Transcribe the listing that follows in full, omitting pictures.
◇ ◇ ◇ ◇ ◇
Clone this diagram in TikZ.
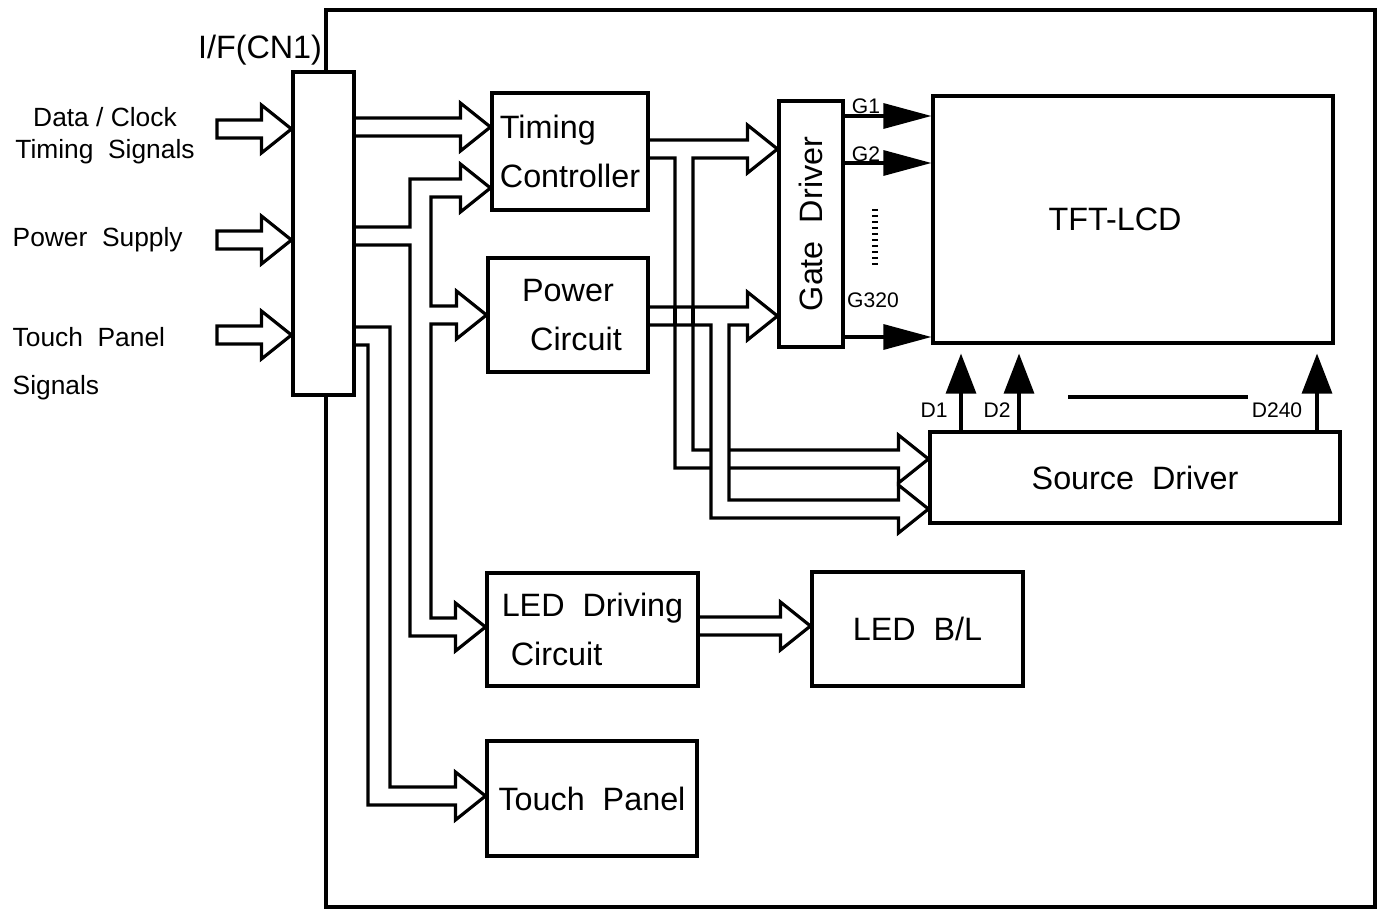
\documentclass[tikz,border=0pt]{standalone}
\usepackage{fontspec}
\setmainfont{Liberation Sans}
\usetikzlibrary{arrows.meta,calc}
\pgfdeclarelayer{bg}
\pgfsetlayers{bg,main}
% head of a hollow bus arrow, starting at the upper shaft edge of its base
\newcommand{\hd}{-- ++(0,-15) -- ++(30,24) -- ++(-30,24) -- ++(0,-15)}

\begin{document}
\begin{tikzpicture}[x=0.1mm,y=-0.1mm,
  box/.style={draw,line width=0.9pt,fill=white,inner sep=0pt,font=\fontsize{9.2}{14}\selectfont},
  bus/.style={line width=0.9pt,line join=miter},
  gsig/.style={line width=0.9pt,-{Triangle[length=4.8mm,width=2.5mm]}},
  dsig/.style={line width=0.9pt,-{Triangle[length=4mm,width=3mm]}},
  lbl/.style={inner sep=0pt,font=\fontsize{7.5}{9.1}\selectfont},
  pin/.style={inner sep=0pt,font=\fontsize{6}{7}\selectfont}]
  \useasboundingbox (0,0) rectangle (1382,909);
  \draw[line width=1pt] (326,10) rectangle (1375,907);

  % blocks
  \node[box,minimum width=6.1mm,minimum height=32.3mm] (ifc) at (323.5,233.5) {};
  \node[box,minimum width=15.6mm,minimum height=11.7mm,align=left] (tc) at (570,151.5) {Timing\\Controller};
  \node[box,minimum width=16mm,minimum height=11.4mm,align=center] (pc) at (568,315) {Power\\\hspace*{1.6mm}Circuit};
  \node[box,minimum width=6.4mm,minimum height=24.6mm] (gd) at (811,224) {\rotatebox{90}{Gate~~Driver}};
  \node[box,minimum width=40mm,minimum height=24.7mm] (tft) at (1133,219.5) {TFT-LCD\hspace*{3.6mm}};
  \node[box,minimum width=41mm,minimum height=9.1mm] (sd) at (1135,477.5) {Source~~Driver};
  \node[box,minimum width=21.1mm,minimum height=11.3mm,align=left] (ledc) at (592.5,629.5) {LED~~Driving\\\hspace*{0.9mm}Circuit};
  \node[box,minimum width=21.1mm,minimum height=11.4mm] (bl) at (917.5,629) {LED~~B/L};
  \node[box,minimum width=21mm,minimum height=11.5mm] (tp) at (592,798.5) {Touch~~Panel};

  % outside signals
  \coordinate (in1) at (217,120);
  \coordinate (in2) at (217,231);
  \coordinate (in3) at (217,326);
  \node[lbl,align=center] (dcl) at (105,136) {Data / Clock\\Timing~~Signals};
  \node[lbl,anchor=west] (psl) at (12,240) {Power~~Supply};
  \node[lbl,anchor=west,align=left,font=\fontsize{7.5}{13.7}\selectfont] (tpl) at (12,364) {Touch~~Panel\\Signals};
  \node[font=\fontsize{9.2}{11}\selectfont,inner sep=0pt] (ifl) at (260,50) {I/F(CN1)};

  \begin{pgfonlayer}{bg}
  \draw[bus] (in1) -- ($(in1 -| ifc.west)+(-30,0)$) \hd -- ($(in1)+(0,18)$) -- cycle;
  \draw[bus] (in2) -- ($(in2 -| ifc.west)+(-30,0)$) \hd -- ($(in2)+(0,18)$) -- cycle;
  \draw[bus] (in3) -- ($(in3 -| ifc.west)+(-30,0)$) \hd -- ($(in3)+(0,18)$) -- cycle;
  % data / clock
  \draw[bus] (ifc.east |- 0,118) -- ($(tc.west |- 0,118)+(-30,0)$) \hd -- (ifc.east |- 0,136);
  % power supply bus
  \draw[bus] (ifc.east |- 0,227) -- (410,227) -- (410,179) -- ($(tc.west |- 0,179)+(-30,0)$) \hd
    -- (431,197) -- (431,306) -- ($(pc.west |- 0,306)+(-30,0)$) \hd
    -- (431,324) -- (431,618) -- ($(ledc.west |- 0,618)+(-30,0)$) \hd
    -- (410,636) -- (410,245) -- (ifc.east |- 0,245);
  % touch panel bus
  \draw[bus] (ifc.east |- 0,327) -- (390,327) -- (390,787) -- ($(tp.west |- 0,787)+(-30,0)$) \hd
    -- (368,805) -- (368,345) -- (ifc.east |- 0,345);
  % timing controller outputs
  \draw[bus] (tc.east |- 0,140) -- ($(gd.west |- 0,140)+(-30,0)$) \hd
    -- (693,158) -- (693,450) -- ($(sd.west |- 0,450)+(-30,0)$) \hd
    -- (675,468) -- (675,158) -- (tc.east |- 0,158);
  % power circuit outputs, over the timing bus
  \draw[bus,fill=white] (pc.east |- 0,307) -- ($(gd.west |- 0,307)+(-30,0)$) \hd
    -- (729,325) -- (729,500) -- ($(sd.west |- 0,500)+(-30,0)$) \hd
    -- (711,518) -- (711,325) -- (pc.east |- 0,325);
  \draw[bus] (675,307) -- (675,325) (693,307) -- (693,325);
  % back light
  \draw[bus] (ledc.east |- 0,617) -- ($(bl.west |- 0,617)+(-30,0)$) \hd -- (ledc.east |- 0,635);
  \end{pgfonlayer}

  % gate and data lines
  \foreach \y in {116,163,337}
    \draw[gsig] (gd.east |- 0,\y) -- (tft.west |- 0,\y);
  \foreach \x in {961,1019,1317}
    \draw[dsig] (sd.north -| \x,0) -- ($(tft.south -| \x,0)+(0,9)$);
  \node[pin] (g1) at (866,106) {G1};
  \node[pin] (g2) at (866,154) {G2};
  \node[pin] (g320) at (873,300) {G320};
  \draw[line width=1.5pt,dash pattern=on 0.6pt off 1.1pt] (875,209) -- (875,268);
  \node[pin] (d1) at (934,410) {D1};
  \node[pin] (d2) at (997,410) {D2};
  \node[pin] (d240) at (1277,410) {D240};
  \draw[line width=0.9pt] (1068,397) -- (1248,397);
\end{tikzpicture}
\end{document}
◇ ◇ ◇ ◇ ◇
**TASK RESULT**
Clone this diagram in TikZ.
\documentclass[tikz,border=0pt]{standalone}
\usepackage{fontspec}
\setmainfont{Liberation Sans}
\usetikzlibrary{arrows.meta,calc}
\pgfdeclarelayer{bg}
\pgfsetlayers{bg,main}
% head of a hollow bus arrow, starting at the upper shaft edge of its base
\newcommand{\hd}{-- ++(0,-15) -- ++(30,24) -- ++(-30,24) -- ++(0,-15)}

\begin{document}
\begin{tikzpicture}[x=0.1mm,y=-0.1mm,
  box/.style={draw,line width=0.9pt,fill=white,inner sep=0pt,font=\fontsize{9.2}{14}\selectfont},
  bus/.style={line width=0.9pt,line join=miter},
  gsig/.style={line width=0.9pt,-{Triangle[length=4.8mm,width=2.5mm]}},
  dsig/.style={line width=0.9pt,-{Triangle[length=4mm,width=3mm]}},
  lbl/.style={inner sep=0pt,font=\fontsize{7.5}{9.1}\selectfont},
  pin/.style={inner sep=0pt,font=\fontsize{6}{7}\selectfont}]
  \useasboundingbox (0,0) rectangle (1382,909);
  \draw[line width=1pt] (326,10) rectangle (1375,907);

  % blocks
  \node[box,minimum width=6.1mm,minimum height=32.3mm] (ifc) at (323.5,233.5) {};
  \node[box,minimum width=15.6mm,minimum height=11.7mm,align=left] (tc) at (570,151.5) {Timing\\Controller};
  \node[box,minimum width=16mm,minimum height=11.4mm,align=center] (pc) at (568,315) {Power\\\hspace*{1.6mm}Circuit};
  \node[box,minimum width=6.4mm,minimum height=24.6mm] (gd) at (811,224) {\rotatebox{90}{Gate~~Driver}};
  \node[box,minimum width=40mm,minimum height=24.7mm] (tft) at (1133,219.5) {TFT-LCD\hspace*{3.6mm}};
  \node[box,minimum width=41mm,minimum height=9.1mm] (sd) at (1135,477.5) {Source~~Driver};
  \node[box,minimum width=21.1mm,minimum height=11.3mm,align=left] (ledc) at (592.5,629.5) {LED~~Driving\\\hspace*{0.9mm}Circuit};
  \node[box,minimum width=21.1mm,minimum height=11.4mm] (bl) at (917.5,629) {LED~~B/L};
  \node[box,minimum width=21mm,minimum height=11.5mm] (tp) at (592,798.5) {Touch~~Panel};

  % outside signals
  \coordinate (in1) at (217,120);
  \coordinate (in2) at (217,231);
  \coordinate (in3) at (217,326);
  \node[lbl,align=center] (dcl) at (105,136) {Data / Clock\\Timing~~Signals};
  \node[lbl,anchor=west] (psl) at (12,240) {Power~~Supply};
  \node[lbl,anchor=west,align=left,font=\fontsize{7.5}{13.7}\selectfont] (tpl) at (12,364) {Touch~~Panel\\Signals};
  \node[font=\fontsize{9.2}{11}\selectfont,inner sep=0pt] (ifl) at (260,50) {I/F(CN1)};

  \begin{pgfonlayer}{bg}
  \draw[bus] (in1) -- ($(in1 -| ifc.west)+(-30,0)$) \hd -- ($(in1)+(0,18)$) -- cycle;
  \draw[bus] (in2) -- ($(in2 -| ifc.west)+(-30,0)$) \hd -- ($(in2)+(0,18)$) -- cycle;
  \draw[bus] (in3) -- ($(in3 -| ifc.west)+(-30,0)$) \hd -- ($(in3)+(0,18)$) -- cycle;
  % data / clock
  \draw[bus] (ifc.east |- 0,118) -- ($(tc.west |- 0,118)+(-30,0)$) \hd -- (ifc.east |- 0,136);
  % power supply bus
  \draw[bus] (ifc.east |- 0,227) -- (410,227) -- (410,179) -- ($(tc.west |- 0,179)+(-30,0)$) \hd
    -- (431,197) -- (431,306) -- ($(pc.west |- 0,306)+(-30,0)$) \hd
    -- (431,324) -- (431,618) -- ($(ledc.west |- 0,618)+(-30,0)$) \hd
    -- (410,636) -- (410,245) -- (ifc.east |- 0,245);
  % touch panel bus
  \draw[bus] (ifc.east |- 0,327) -- (390,327) -- (390,787) -- ($(tp.west |- 0,787)+(-30,0)$) \hd
    -- (368,805) -- (368,345) -- (ifc.east |- 0,345);
  % timing controller outputs
  \draw[bus] (tc.east |- 0,140) -- ($(gd.west |- 0,140)+(-30,0)$) \hd
    -- (693,158) -- (693,450) -- ($(sd.west |- 0,450)+(-30,0)$) \hd
    -- (675,468) -- (675,158) -- (tc.east |- 0,158);
  % power circuit outputs, over the timing bus
  \draw[bus,fill=white] (pc.east |- 0,307) -- ($(gd.west |- 0,307)+(-30,0)$) \hd
    -- (729,325) -- (729,500) -- ($(sd.west |- 0,500)+(-30,0)$) \hd
    -- (711,518) -- (711,325) -- (pc.east |- 0,325);
  \draw[bus] (675,307) -- (675,325) (693,307) -- (693,325);
  % back light
  \draw[bus] (ledc.east |- 0,617) -- ($(bl.west |- 0,617)+(-30,0)$) \hd -- (ledc.east |- 0,635);
  \end{pgfonlayer}

  % gate and data lines
  \foreach \y in {116,163,337}
    \draw[gsig] (gd.east |- 0,\y) -- (tft.west |- 0,\y);
  \foreach \x in {961,1019,1317}
    \draw[dsig] (sd.north -| \x,0) -- ($(tft.south -| \x,0)+(0,9)$);
  \node[pin] (g1) at (866,106) {G1};
  \node[pin] (g2) at (866,154) {G2};
  \node[pin] (g320) at (873,300) {G320};
  \draw[line width=1.5pt,dash pattern=on 0.6pt off 1.1pt] (875,209) -- (875,268);
  \node[pin] (d1) at (934,410) {D1};
  \node[pin] (d2) at (997,410) {D2};
  \node[pin] (d240) at (1277,410) {D240};
  \draw[line width=0.9pt] (1068,397) -- (1248,397);
\end{tikzpicture}
\end{document}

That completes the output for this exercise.